Deixo algumas pistas de reflexão sobre o que mudou ou sobre o que não foi feito no sistema de gestão e controlo e que poderá ter favorecido a ocorrência dos casos relatados pela comunicação social.

  1. O modelo de autoridades de gestão profissionais, com procedimentos claros, objetivos e públicos, foi sendo aperfeiçoado no sentido de aumentar o escrutínio público da sua atividade, a prestação de contas e a responsabilidade pelas decisões adotadas. O aperfeiçoamento deste modelo passava pela redução do número de organismos intermédios e das funções por estes exercidas.
    A intervenção dos organismos intermédios (IAPMEI, AICEP, ITP, etc., etc.) baseia-se no reconhecimento de um valor acrescentado para a gestão e no reconhecimento, pela autoridade de gestão, da existência de meios humanos e materiais e de uma organização que permitam a delegação do exercício de algumas funções de gestão, embora a responsabilidade não seja delegável ou transmitida.
    Primeiro equívoco: antes que as autoridades de gestão tivessem avaliado o valor acrescentado obtido com a participação de um organismo intermédio e a existência de condições objetivas para a delegação de funções, era já decidido quais seriam os organismos intermédios e para que funções.
    Segundo equívoco: o contrato de delegação de funções baseia-se no reconhecimento pela autoridade de gestão da existência de meios humanos e materiais e de organização adequada para o exercício das funções delegadas.

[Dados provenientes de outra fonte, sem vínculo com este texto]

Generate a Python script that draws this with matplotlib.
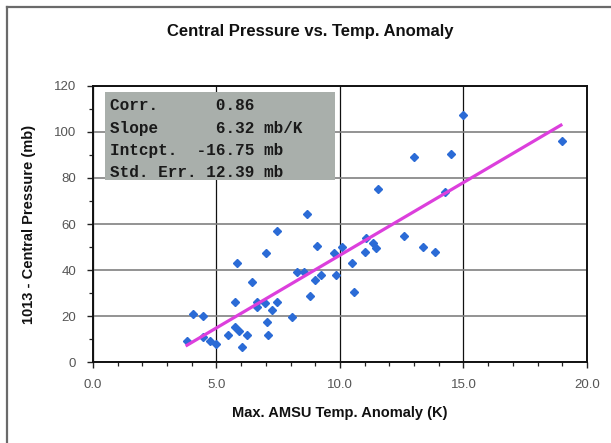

Não obstante e sempre que ocorrem prazos alongado para as decisões, o argumento recorrente é a falta de meios e de recursos humanos! Afinal, estavam em condições de serem reconhecidos ou não?
    A evolução esperada para o papel dos organismos intermédios passava pela manutenção nas autoridades de gestão das principais funções deliberativas e na redução efetiva do número de organismos a intervir na gestão dos fundos.
    Qual foi a situação a que chegámos? A disseminação de organismos intermédios, cada ministério que se preze, cada política pública que se quer importante, tem o seu; as decisões tomadas por eles e as regras administrativas são crescentemente por eles definidas!
    A descentralização obtida pelos programas regionais e a melhoria de uma decisão de proximidade que eles permitem, foi paulatinamente anulada pela intervenção acrescida de organismos intermédios – na generalidade entidades da administração central que na prática decidem nos programas regionais.
  2. No decurso do QREN foi desenvolvido o objetivo de reforçar e centralizar a função de tesouraria, assegurando uma gestão mais eficaz, eficiente, mais barata e mais segura, tendo sido obtidos prazos de pagamento crescentemente mais curtos (apenas de alguns dias) que nos destacaram pela positiva no conjunto dos Estados membros.
    A evolução natural e de resto apresentada à UE seria no sentido de aprofundar esse modelo a todos os tipos de beneficiários.
    Como estamos hoje? Cada organismo intermédio que se preze faz os pagamentos aos “seus promotores”. Substituíram-se sistemas de informação robustos por uma disseminação de tesourarias. Com prazos de pagamento alongados, a crer nas queixas públicas. Às vantagens dos procedimentos de homebanking, baseados em sistemas seguros e rápidos, sobrepôs-se a noção do pequeno poder de quem “passa o cheque”!
  3. O Portugal 2020 introduziu como novidade a peça que faltava no edifício da gestão e do controlo dos fundos: uma estrutura independente que cuidasse dos interesses dos candidatos, dos promotores dos investimentos e dos seus consultores, que os levasse a percecionar que o próprio sistema detinha modalidades para avaliar de forma consequente e com a necessária reserva as suas queixas surgidas, independentemente do seu fundamento e razoabilidade.
    Dessa estrutura se esperava também um contributo no sentido de evitar as exigências administrativas desproporcionadas, desajustadas ou mesmo não justificadas pelos regulamentos.
    Qual é a situação atual? Essa estrutura foi descontinuada. Que temos para oferecer a quem entenda recorrer das decisões administrativas? Apenas os tribunais. Em que prazos? De anos!

A utilização dos fundos europeus estruturais e de investimento constitui a política pública seguramente mais escrutinada e sujeita à mais exigente e sistemática prática de prestação pública de contas. Não sei se houve de facto corrupção.

Creio todavia que o sistema de gestão e controlo podia conferir mais confiança.